Quand les émeutes ont éclaté en Kabylie, j’avais souhaité, en tant que citoyen, qu’elles se propagent à Alger, Oran et Constantine, de telle manière à avoir une transition du type des pays de l’Europe de l’Est en 1989. Cela ne s’est pas produit et j’émets l’hypothèse que c’est parce que le reste du pays ne comprend pas le bien-fondé de la revendication de l’officialisation de la langue berbère dans les régions berbérophones. Il faut dire qu’il n’y a jamais eu de débat national franc et serein sur la question. Par ailleurs, les journaux n’ont pas publié la Plate-forme d’El-Kseur empêchant les Algériens d’avoir une opinion sur un texte dont tout le monde parlait et que personne n’avait lu. Même Le Matin qui soutient le mouvement citoyen n’a pas publié le texte de la Plate-forme.

Comment voyez-vous l’évolution en Algérie en prenant en compte l’absence d’alternative politique au pouvoir en place ?

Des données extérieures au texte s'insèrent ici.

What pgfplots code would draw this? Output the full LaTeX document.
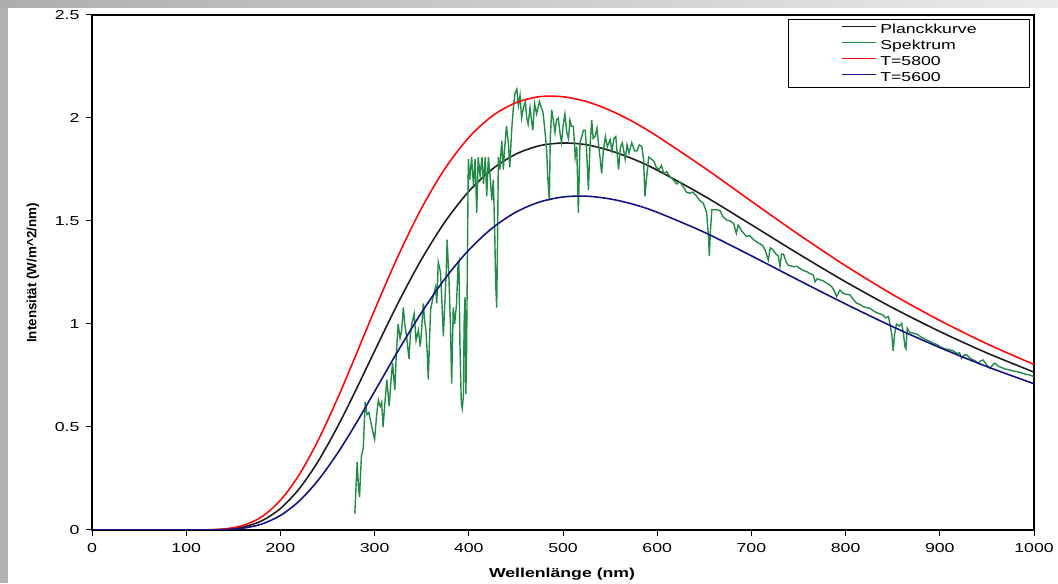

L’évolution future de l’Algérie dépendra de l’après-Irak. Si les Américains établissent un Protectorat sur l’Irak, lui imposent de reconnaître Israël et décident de son pétrole, le régime algérien est sauvé pour vingt ans. Mais si l’Irak se démocratise, tous les régimes arabes seront sous pression de leurs populations. Le régime algérien, comme les autres dictatures arabes, affaiblit le pays et met en danger sa souveraineté. Etant un pays instable depuis plus de dix ans et exportant l’insécurité vers l’Europe, les Occidentaux seront tentés de suivre l’exemple américain pour intervenir dans nos affaires sans qu’on puisse leur résister. Concernant l’autre volet de la question relatif à l’alternative, celle-ci existe à l’état latent. Il suffirait de dissoudre la Sécurité Militaire pour voir apparaître des forces qui s’organiseront pour diriger l’Etat dans le cadre de l’alternance électorale. Nous sommes arriérés, il est vrai, mais nous ne sommes pas des primitifs. Notre retard concernant la mise en place d’une démocratie procédurale pourrait être rattrapé en peu de temps si chacun met du sien.